I think the S line is far better looking that the sport, not just because of the wheels, but the bodykit too!


----------



## Nyxx (May 1, 2012)

Bose is not an option on the MK 3.

S-Line as above is money well spent.


----------



## fuzzyduck2 (Feb 28, 2013)

TTimi said:


> I think the S line is far better looking that the sport, not just because of the wheels, but the bodykit too!


To be honest I hadn't noticed a great difference with the body kit on the S-line apart from the centre bit under the front grill. Maybe I should look a bit closer. Do others find the S-line far better looking apart from the wheels?


----------



## fuzzyduck2 (Feb 28, 2013)

Nyxx said:


> Bose is not an option on the MK 3.
> 
> S-Line as above is money well spent.


Oops, I meant B&O  I have corrected my original post.

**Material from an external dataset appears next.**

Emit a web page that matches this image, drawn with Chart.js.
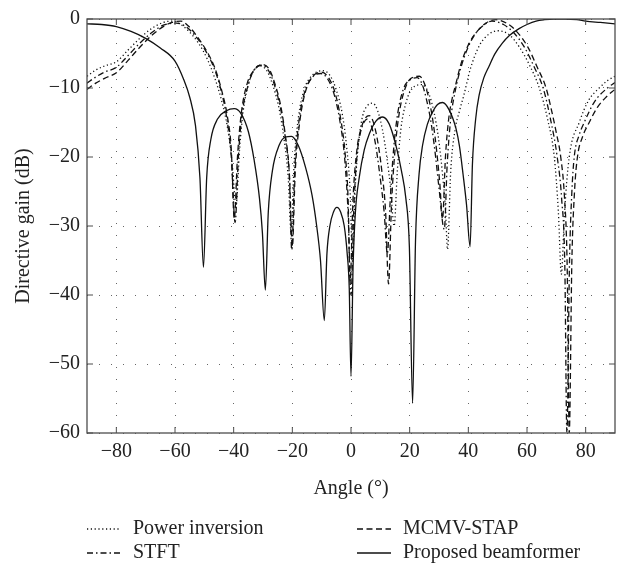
<!DOCTYPE html>
<html>
<head>
<meta charset="utf-8">
<script src="https://cdn.jsdelivr.net/npm/chart.js@4.4.1/dist/chart.umd.min.js"></script>
<style>
  html, body { margin: 0; padding: 0; background: #fff; }
</style>
</head>
<body>
<canvas id="chart" width="619" height="570"></canvas>
<script>
// [angle in degrees, directive gain in dB]
const powerInversion = [
  [-90,-8.3],[-87,-7.4],[-84,-6.8],[-80,-6.2],[-76,-4.5],[-72,-2.8],[-68,-1.4],[-64,-0.5],[-61,-0.3],
  [-58,-0.8],[-55,-1.9],[-52,-3.5],[-49,-5.8],[-46.5,-8.5],[-44,-12],[-42,-16],[-40.5,-21],[-39.2,-27],
  [-38,-19],[-36.8,-13.5],[-34.8,-9.2],[-33,-7.4],[-31,-6.8],[-28.7,-7.5],[-26.5,-9.8],[-24.5,-13],
  [-22.8,-17.5],[-21.4,-23],[-20.4,-31],[-19.4,-21],[-18,-14.5],[-16,-10.3],[-13.3,-8.2],[-9.5,-7.5],
  [-7,-8.3],[-5,-10.3],[-3,-13.7],[-1.5,-18.5],[-0.3,-25],[0.5,-35],[1.5,-24],[2.7,-17.5],[4,-14],
  [5.5,-12.6],[7.4,-12.2],[9,-13.2],[10.7,-16],[12.2,-20],[13.5,-24.5],[14.7,-30],[15.8,-22],[17,-16],
  [18.7,-12.2],[21,-10],[24.3,-9.5],[26.5,-10.8],[28.3,-13.5],[29.9,-17.5],[31.2,-22.5],[32.2,-27.5],
  [32.9,-33.4],[34,-22],[35.5,-16],[37,-13.3],[38.5,-11],[40.5,-7.5],[43.7,-3.9],[47,-2.2],[50,-1.7],
  [54,-2.3],[57.3,-4],[61,-6.8],[64.2,-10],[67,-14.5],[69.3,-20],[70.7,-28],[71.7,-37],[72.8,-28],
  [74.4,-20],[77.8,-15],[81,-11.8],[84.6,-10],[87.5,-8.9],[90,-8.3]
];
const stft = [
  [-90,-9.3],[-87,-8.4],[-84,-7.7],[-80,-7.0],[-76,-5.3],[-72,-3.5],[-68,-2],[-64,-0.9],[-59.5,-0.6],
  [-56,-1.2],[-53,-2.5],[-50,-4.3],[-47,-6.8],[-44.5,-10],[-42.3,-14.5],[-40.8,-20],[-39.5,-29.5],
  [-38.4,-20],[-37.2,-14],[-35,-9.5],[-32.8,-7.2],[-30.5,-6.7],[-28.2,-7.4],[-26,-9.7],[-24,-13],
  [-22.3,-17.5],[-21,-23],[-20.2,-33.5],[-19.2,-22],[-17.8,-15],[-15.8,-10.6],[-13.3,-8.5],[-10.3,-7.9],
  [-7.8,-8.8],[-5.7,-11],[-3.7,-15],[-2.2,-20],[-1,-28],[0,-40],[1,-27],[2,-20],[3.2,-16.5],[4.4,-15],
  [5.5,-14.5],[6.8,-15.3],[8.3,-18],[9.8,-22.5],[11.3,-28],[12.4,-34],[13.4,-26],[14.6,-18.5],[16,-13.5],
  [18,-10],[20.2,-8.8],[22.5,-8.5],[24.3,-9.5],[25.8,-11.8],[27.4,-15.3],[28.8,-19.8],[30,-24.5],
  [31.8,-30.5],[32.8,-21],[34,-14.5],[35.5,-10.5],[37.5,-7],[40,-4],[43,-1.8],[45.5,-0.8],[48,-0.3],
  [52,-0.8],[55.5,-2],[59,-4],[62.5,-7],[65.5,-10],[68,-14.5],[70.3,-20],[71.8,-26],[72.9,-36],
  [73.6,-60],[74.5,-35],[75.3,-25],[76.1,-20],[77.8,-16.8],[79.5,-15],[83,-12],[87.4,-10],[90,-9.2]
];
const mcmvStap = [
  [-90,-10.2],[-87,-9.3],[-84,-8.6],[-80,-7.8],[-76,-6],[-72,-4.1],[-68,-2.4],[-64,-1.1],[-61,-0.5],
  [-58,-0.3],[-55,-1.2],[-52,-2.8],[-49,-4.8],[-46.5,-7],[-44,-10.5],[-42,-14.5],[-40.8,-19],[-39.8,-29],
  [-38.7,-20],[-37.5,-14],[-35.5,-9.5],[-33,-7.4],[-30.3,-6.6],[-28,-7.2],[-26,-9.3],[-24,-12.5],
  [-22.5,-16.5],[-21,-22.5],[-20,-33],[-19,-22],[-17.5,-15],[-15.5,-10.5],[-13,-8.3],[-10,-7.7],
  [-7.5,-8.6],[-5.5,-10.6],[-3.5,-14.5],[-2,-19.5],[-1,-26],[-0.3,-38],[0.7,-26],[2,-19],[3.5,-15.8],
  [5,-14.3],[6.2,-14],[7.5,-14.8],[9,-17.5],[10.5,-22],[11.8,-28],[12.8,-38.4],[13.8,-27],[15,-19],
  [16.5,-13.5],[18.5,-10],[20.5,-8.6],[23.3,-8.3],[25,-9.3],[26.5,-11.5],[28,-15],[29.3,-19.5],
  [30.3,-24],[31.2,-29],[32.2,-20],[33.3,-14.5],[34.5,-11.5],[35.7,-9.5],[37.5,-6.5],[40.3,-3.5],
  [43,-1.8],[46,-0.6],[49.4,-0.1],[53,-0.6],[56,-1.6],[60.2,-4],[63.5,-7],[66.5,-10],[68.5,-13.5],
  [70,-16.5],[71.5,-20],[72.8,-26],[73.7,-36],[74.4,-60],[75.3,-35],[76.2,-25],[77.2,-20],[79,-17],
  [81.2,-15],[84,-12.8],[87,-11.3],[90,-10.2]
];
const proposed = [
  [-90,-0.7],[-85,-0.8],[-80,-1.1],[-75,-1.8],[-70,-2.8],[-65,-4.2],[-60,-6.1],[-57,-8.8],[-55,-11.3],
  [-53,-15.5],[-51.5,-23],[-50.3,-36],[-49.2,-23],[-47.8,-17.5],[-45.5,-14.5],[-42.5,-13.3],[-39.8,-13],
  [-37.5,-13.7],[-35,-16.3],[-33,-20.5],[-31.2,-26],[-30.2,-31],[-29.2,-39.3],[-28.2,-28],[-26.8,-22],
  [-24.5,-18.3],[-22.3,-17.1],[-20.3,-17],[-18,-18.3],[-15.5,-21.5],[-13.3,-25.5],[-11.7,-30],[-10.4,-35],
  [-9.1,-43.7],[-8.2,-34],[-7.2,-30],[-6,-28],[-4.8,-27.3],[-3.5,-28],[-2.3,-30],[-1.3,-34],[-0.6,-39],
  [0,-51.8],[0.7,-36],[1.5,-28],[2.8,-23],[4.5,-19],[6.2,-16.7],[8.5,-14.8],[10.8,-14.2],[13,-15.2],
  [15.3,-18.3],[17.2,-22],[18.7,-26],[19.9,-33],[21,-55.7],[22,-32],[23.2,-22.5],[24.4,-18.3],[26,-15.3],
  [27.8,-13.5],[29.5,-12.4],[31.2,-12.1],[33.5,-13.2],[35.8,-15.9],[37,-18.5],[38.2,-22.5],[39.4,-27],
  [40.6,-33],[41.4,-21],[42.5,-14.5],[43.7,-11],[45.3,-8.5],[47.1,-6.8],[49,-5.1],[51.6,-3.5],[54,-2.4],
  [57.3,-1.4],[60,-0.8],[63.1,-0.3],[66,-0.1],[69,0],[73,0],[77,-0.1],[80,-0.3],[85,-0.5],[90,-0.7]
];

const seriesNames = ['Power inversion', 'STFT', 'MCMV-STAP', 'Proposed beamformer'];
const seriesData = [powerInversion, stft, mcmvStap, proposed];
const seriesDash = [[1.2, 2.6], [6, 3, 1.5, 3], [6, 3.5], []];

const xRange = [-90, 90];
const yRange = [-60, 0];
const xTicks = [-80, -60, -40, -20, 0, 20, 40, 60, 80];
const yTicks = [-60, -50, -40, -30, -20, -10, 0];

const FONT = 'Liberation Serif';
const minus = v => (v < 0 ? '\u2212' + Math.abs(v) : String(v));

// frame round the plot with inward tick marks
const framePlugin = {
  id: 'frame',
  afterDatasetsDraw(chart) {
    const { ctx, chartArea: a, scales: { x, y } } = chart;
    ctx.save();
    ctx.strokeStyle = '#4d4d4d';
    ctx.lineWidth = 1.3;
    ctx.strokeRect(a.left, a.top, a.right - a.left, a.bottom - a.top);
    ctx.lineWidth = 1;
    ctx.beginPath();
    x.ticks.forEach(t => {
      const px = x.getPixelForValue(t.value);
      ctx.moveTo(px, a.bottom); ctx.lineTo(px, a.bottom - 6);
      ctx.moveTo(px, a.top); ctx.lineTo(px, a.top + 6);
    });
    y.ticks.forEach(t => {
      const py = y.getPixelForValue(t.value);
      ctx.moveTo(a.left, py); ctx.lineTo(a.left + 6, py);
      ctx.moveTo(a.right, py); ctx.lineTo(a.right - 6, py);
    });
    ctx.stroke();
    ctx.restore();
  }
};

// two-column legend under the axis title
const legendPlugin = {
  id: 'twoColLegend',
  afterDraw(chart) {
    const ctx = chart.ctx;
    const slots = [[87, 529], [87, 553], [357, 529], [357, 553]];
    ctx.save();
    ctx.font = '20px "' + FONT + '"';
    ctx.textBaseline = 'middle';
    chart.data.datasets.forEach((ds, i) => {
      const [sx, sy] = slots[i];
      ctx.strokeStyle = '#111';
      ctx.lineWidth = 1.3;
      ctx.setLineDash(ds.borderDash || []);
      ctx.beginPath();
      ctx.moveTo(sx, sy);
      ctx.lineTo(sx + 34, sy);
      ctx.stroke();
      ctx.setLineDash([]);
      ctx.fillStyle = '#222';
      ctx.fillText(ds.label, sx + 46, sy);
    });
    ctx.restore();
  }
};

const chart = new Chart(document.getElementById('chart'), {
  type: 'line',
  data: {
    datasets: seriesNames.map((name, i) => ({
      label: name,
      data: seriesData[i].map(p => ({ x: p[0], y: p[1] })),
      borderColor: '#111',
      borderWidth: 1.3,
      borderDash: seriesDash[i],
      pointRadius: 0,
      fill: false,
      cubicInterpolationMode: 'monotone'
    }))
  },
  options: {
    responsive: false,
    animation: false,
    layout: { padding: { top: 16, right: 4, left: 0, bottom: 67 } },
    plugins: { legend: { display: false }, tooltip: { enabled: false } },
    scales: {
      x: {
        type: 'linear',
        min: xRange[0],
        max: xRange[1],
        afterBuildTicks(s) { s.ticks = xTicks.map(v => ({ value: v })); },
        afterFit(s) { s.height = 70; s.paddingLeft = 0; s.paddingRight = 0; },
        ticks: {
          padding: 7,
          color: '#222',
          font: { family: FONT, size: 20 },
          callback: v => minus(v)
        },
        grid: { color: '#666', lineWidth: 1, drawTicks: false },
        border: { display: false, dash: [1, 11] },
        title: {
          display: true,
          text: 'Angle (\u00b0)',
          color: '#222',
          font: { family: FONT, size: 20 },
          padding: { top: 0, bottom: 2 }
        }
      },
      y: {
        min: yRange[0],
        max: yRange[1],
        afterBuildTicks(s) { s.ticks = yTicks.map(v => ({ value: v })); },
        afterFit(s) { s.width = 87; },
        ticks: {
          padding: 7,
          color: '#222',
          font: { family: FONT, size: 20 },
          callback: v => minus(v)
        },
        grid: { color: '#666', lineWidth: 1, drawTicks: false },
        border: { display: false, dash: [1, 11] },
        title: {
          display: true,
          text: 'Directive gain (dB)',
          color: '#222',
          font: { family: FONT, size: 20 },
          padding: { top: 12, bottom: 0 }
        }
      }
    }
  },
  plugins: [framePlugin, legendPlugin]
});
</script>
</body>
</html>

Anyway, another plus for the S-line.


----------



## Nyxx (May 1, 2012)

The body kit 
The lights

The more you look the more you will see. The S-Line is worth every penny 

B&O is far better than the MK2 Bose by a long way

The MK3 is in a different league to the MK2 in every way


----------



## can_quattro (Jun 11, 2009)

Another S line fan here.


----------



## Tatiana (May 2, 2017)

S Line by far worth it


----------



## Rumney (Feb 7, 2017)

Tatiana said:


> S Line by far worth it


+1


----------



## 90TJM (Sep 30, 2013)

I would shop around and see what built cars are available first,you may end up with a TTS for less than you thought!


----------



## ZephyR2 (Feb 20, 2013)

All a question of opinion of course and Audi deliberately design the S-line to be more appealing and to tempt you into spending another £2500.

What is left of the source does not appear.